Inaccuracies Make Life Beautiful

I was reading about a series of Buddhist writings which were recently discovered (cause reading about Buddhist scrolls is what a cool guy like me does on a Saturday night). The books were placed in clay jars about 2,000 years ago and hidden away in caves. Taliban members found them sometime around 1997 and since they had no use for the "rubbish" sold the writings as junk to a British archeologist. Scholars called it the Gandhari Canon.
Does that ring a bell? It probably should since the Jewish/Christian Dead Sea Scrolls were found in a very similar way in 1947.
Similar to what was found with the Dead Sea Scrolls, experts began sifting through the early writings in hopes of figuring out which current Buddhist teachings were the "real" ones. What they found was unbelievable and yet at the same time so obviously predictable it really shouldn't take a PhD to figure out. They found the early writing had little bits of all the current Buddhist sects. Just like the Dead Sea Scrolls pointed to specifics from the Torah, the Bible, and multiple other books which never ended in either book but were nonetheless "inspired" writings.
So what did this all mean and "why are you wasting my time with this religious writing Jose?" Well, in my humble opinion, there are so many differences because all these things were written down by humans. Ever play that game in 1st Grade where you tell the very first kid a sentence and they whisper it to the kid behind them and then then next and then the next? What happens when the last kid says the sentence? Its completely different than the original. In the case of many, actually almost all of the writings, the people who wrote the books weren't even around when the people they're writing about were living. The Christian church didn't write down a single word for over 90 years and nothing of real significance until almost 200 years after Jesus' death. Buddha's followers didn't write anything down for at least 300 years. Some Jewish writings weren't put to paper for over 500 years after their subjects had passed. Even the Muslim Quran wasn't started for well over 50 years after Mohammed's death. To complicate things even more, some subjects were written about by various authors who heard the story from different people who claimed the stories came back from original disciples or followers. That too presents a problem.
You ever seen a car accident? I hope you haven't but if you have, your version of the accident is almost 100% guaranteed going to be a different version than a person five feet from you. Are either of you lying? No. You are each telling the police what you saw exactly how you remember it. And yet the police could end up with what are seemingly two completely different stories. We see things not as they are, but as we interpret them through our "life filter." We interpret everything we see that way. And no two people have the same exact life experiences so each of our filters is the different.
Thus when you read about Jesus' life or a specific experience he had as told by John or Matthew or Mark and each has a different twist to it, should we then gather two of them lied? Of course not. I believe all these writings, all of them were written with the greatest of faith and the best recollections of either what the individuals saw themselves or were told by those who were recognized as knowing a true oral history. But in the end, all of our "books" of worship are filled with innacuracies.

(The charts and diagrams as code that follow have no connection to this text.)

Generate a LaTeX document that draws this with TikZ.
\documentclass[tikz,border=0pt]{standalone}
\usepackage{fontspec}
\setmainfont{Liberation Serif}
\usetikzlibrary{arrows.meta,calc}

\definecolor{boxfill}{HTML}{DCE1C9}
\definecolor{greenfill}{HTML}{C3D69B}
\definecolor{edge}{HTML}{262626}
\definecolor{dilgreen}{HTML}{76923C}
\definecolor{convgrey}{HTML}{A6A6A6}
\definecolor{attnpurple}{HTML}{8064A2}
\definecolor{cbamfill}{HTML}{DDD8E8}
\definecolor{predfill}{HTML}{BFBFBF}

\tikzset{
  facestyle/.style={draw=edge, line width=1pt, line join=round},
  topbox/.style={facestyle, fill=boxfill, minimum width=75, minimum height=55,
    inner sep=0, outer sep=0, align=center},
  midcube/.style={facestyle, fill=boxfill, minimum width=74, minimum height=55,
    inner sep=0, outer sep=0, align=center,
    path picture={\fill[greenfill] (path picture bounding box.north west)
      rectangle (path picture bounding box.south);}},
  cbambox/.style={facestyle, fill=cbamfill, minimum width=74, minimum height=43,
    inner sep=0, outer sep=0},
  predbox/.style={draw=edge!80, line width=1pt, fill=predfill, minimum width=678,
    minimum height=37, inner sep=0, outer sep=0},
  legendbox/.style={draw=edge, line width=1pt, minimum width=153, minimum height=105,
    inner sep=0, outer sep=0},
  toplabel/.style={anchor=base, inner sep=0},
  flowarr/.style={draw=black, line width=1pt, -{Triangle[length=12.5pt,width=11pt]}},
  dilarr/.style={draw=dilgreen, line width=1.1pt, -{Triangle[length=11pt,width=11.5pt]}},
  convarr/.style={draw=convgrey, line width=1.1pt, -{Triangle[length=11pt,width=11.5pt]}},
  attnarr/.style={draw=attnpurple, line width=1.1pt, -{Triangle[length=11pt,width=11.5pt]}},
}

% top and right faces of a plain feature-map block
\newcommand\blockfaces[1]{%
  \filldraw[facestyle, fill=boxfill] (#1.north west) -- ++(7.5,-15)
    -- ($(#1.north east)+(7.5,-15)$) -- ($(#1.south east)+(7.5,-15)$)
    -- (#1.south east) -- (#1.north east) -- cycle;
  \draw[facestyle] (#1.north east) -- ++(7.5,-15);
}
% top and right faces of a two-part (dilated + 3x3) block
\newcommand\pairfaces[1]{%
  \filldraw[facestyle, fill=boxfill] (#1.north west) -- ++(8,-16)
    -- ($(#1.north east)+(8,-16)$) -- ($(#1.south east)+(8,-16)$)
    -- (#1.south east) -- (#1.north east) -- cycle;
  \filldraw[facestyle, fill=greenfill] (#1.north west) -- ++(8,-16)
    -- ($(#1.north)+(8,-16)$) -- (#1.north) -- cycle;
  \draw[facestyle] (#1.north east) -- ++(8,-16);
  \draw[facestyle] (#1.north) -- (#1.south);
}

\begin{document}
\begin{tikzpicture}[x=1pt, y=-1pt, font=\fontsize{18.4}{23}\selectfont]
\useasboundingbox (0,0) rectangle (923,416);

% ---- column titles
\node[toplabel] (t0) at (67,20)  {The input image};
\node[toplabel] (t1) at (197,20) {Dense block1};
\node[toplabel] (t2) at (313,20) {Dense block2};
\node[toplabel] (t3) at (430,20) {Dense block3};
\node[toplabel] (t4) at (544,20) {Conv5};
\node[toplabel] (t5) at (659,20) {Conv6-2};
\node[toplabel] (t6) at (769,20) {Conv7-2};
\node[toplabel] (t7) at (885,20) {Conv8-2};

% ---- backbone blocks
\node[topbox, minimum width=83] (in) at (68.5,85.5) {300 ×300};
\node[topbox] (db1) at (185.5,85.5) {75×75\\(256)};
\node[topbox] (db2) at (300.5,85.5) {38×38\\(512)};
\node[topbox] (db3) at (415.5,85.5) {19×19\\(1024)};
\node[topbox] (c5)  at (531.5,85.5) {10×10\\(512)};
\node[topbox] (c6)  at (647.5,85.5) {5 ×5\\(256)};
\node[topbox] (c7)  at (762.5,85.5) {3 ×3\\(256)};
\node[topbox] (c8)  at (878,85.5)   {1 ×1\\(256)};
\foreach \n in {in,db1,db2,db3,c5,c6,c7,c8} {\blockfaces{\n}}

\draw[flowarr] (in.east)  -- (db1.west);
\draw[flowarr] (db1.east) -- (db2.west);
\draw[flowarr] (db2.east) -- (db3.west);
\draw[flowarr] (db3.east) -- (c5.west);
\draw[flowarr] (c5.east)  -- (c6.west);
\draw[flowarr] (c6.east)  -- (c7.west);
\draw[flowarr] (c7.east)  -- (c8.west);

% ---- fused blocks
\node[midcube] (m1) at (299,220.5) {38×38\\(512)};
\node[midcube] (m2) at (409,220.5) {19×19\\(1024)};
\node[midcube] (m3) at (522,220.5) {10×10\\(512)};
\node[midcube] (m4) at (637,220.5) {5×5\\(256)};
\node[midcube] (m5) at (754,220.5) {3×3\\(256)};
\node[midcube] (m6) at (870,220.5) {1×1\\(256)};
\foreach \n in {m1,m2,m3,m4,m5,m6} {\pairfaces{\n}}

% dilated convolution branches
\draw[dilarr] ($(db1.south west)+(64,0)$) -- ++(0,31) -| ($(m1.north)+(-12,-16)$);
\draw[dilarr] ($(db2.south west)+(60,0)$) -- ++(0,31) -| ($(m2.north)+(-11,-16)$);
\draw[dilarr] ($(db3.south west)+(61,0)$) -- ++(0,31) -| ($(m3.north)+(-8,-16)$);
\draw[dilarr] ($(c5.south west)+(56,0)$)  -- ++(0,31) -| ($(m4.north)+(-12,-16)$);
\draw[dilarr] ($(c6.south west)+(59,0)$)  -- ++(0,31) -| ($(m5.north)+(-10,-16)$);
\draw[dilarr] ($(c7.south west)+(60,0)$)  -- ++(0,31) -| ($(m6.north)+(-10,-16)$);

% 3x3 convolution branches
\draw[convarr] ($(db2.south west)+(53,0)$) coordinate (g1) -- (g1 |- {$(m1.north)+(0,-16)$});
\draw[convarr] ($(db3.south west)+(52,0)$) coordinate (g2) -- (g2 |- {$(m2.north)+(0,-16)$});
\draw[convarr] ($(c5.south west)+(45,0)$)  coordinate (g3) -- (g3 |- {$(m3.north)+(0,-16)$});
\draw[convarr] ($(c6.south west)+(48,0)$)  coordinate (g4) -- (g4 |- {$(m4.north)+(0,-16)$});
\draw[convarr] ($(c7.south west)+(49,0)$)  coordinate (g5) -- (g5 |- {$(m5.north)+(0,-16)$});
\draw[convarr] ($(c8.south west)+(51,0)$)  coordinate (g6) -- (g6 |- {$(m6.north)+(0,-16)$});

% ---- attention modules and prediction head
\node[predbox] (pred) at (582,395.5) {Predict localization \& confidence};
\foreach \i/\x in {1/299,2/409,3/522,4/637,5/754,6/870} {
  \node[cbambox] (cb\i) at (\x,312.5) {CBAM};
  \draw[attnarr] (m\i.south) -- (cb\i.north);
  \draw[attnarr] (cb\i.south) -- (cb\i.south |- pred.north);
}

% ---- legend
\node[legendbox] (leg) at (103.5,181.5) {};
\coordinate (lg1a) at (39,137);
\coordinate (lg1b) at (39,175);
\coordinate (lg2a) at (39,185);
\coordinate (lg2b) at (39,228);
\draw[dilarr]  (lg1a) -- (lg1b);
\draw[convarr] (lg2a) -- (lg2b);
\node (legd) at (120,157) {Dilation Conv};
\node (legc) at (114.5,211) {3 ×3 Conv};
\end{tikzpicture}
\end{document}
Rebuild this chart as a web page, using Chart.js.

Sadly, those innacuracies are the kinds of things that divide us because we all want to be "right". The Protestant thinks the Catholic is antiquated, the Jew thinks they're both wrong in praying to nothing more than a prophet. The Buddhists who are seekers of the truth and of awakening regularly bicker about dogmas and doctrines, about whether the Buddha went to this town or spoke on the shores of this river. Muslims do the same, bitter rivalries between Shiite and Sunni's about the meaning of the words in the manmade book they subscribe to.
My personal view is all these innacuracies are just humans being humans. In my opinion there is no one to blame. For me, all these wonderful men taught such beautiful messages of love and hope. Of how to treat each other and how to live decent lives. And we muck it up with petty differences about insignificant details. I don't care if Buddha spoke about seeking truth and balance on some river in India or some forest in Pakistan. I care he spoke about seeking truth and balance. I don't care if Jesus was in Arimathea or Jerusalem when he told his Apostles the story of the Good Samaritan which spoke to  tolerance and love towards all people regardless of what clan or color, religion or gender. I care he told them the story and I am lucky enough to have heard it.
There is so much to gleen from these books of inspiration. So many great lessons for living well and living "right". If we can only get past our own "humanity" to see that innacuracies make us who we are; innaccuracies make life beautiful. If we look past the petty things which keep us all separated by intellectual barriers we will find the beauty, insight and wisdom the past can teach us all.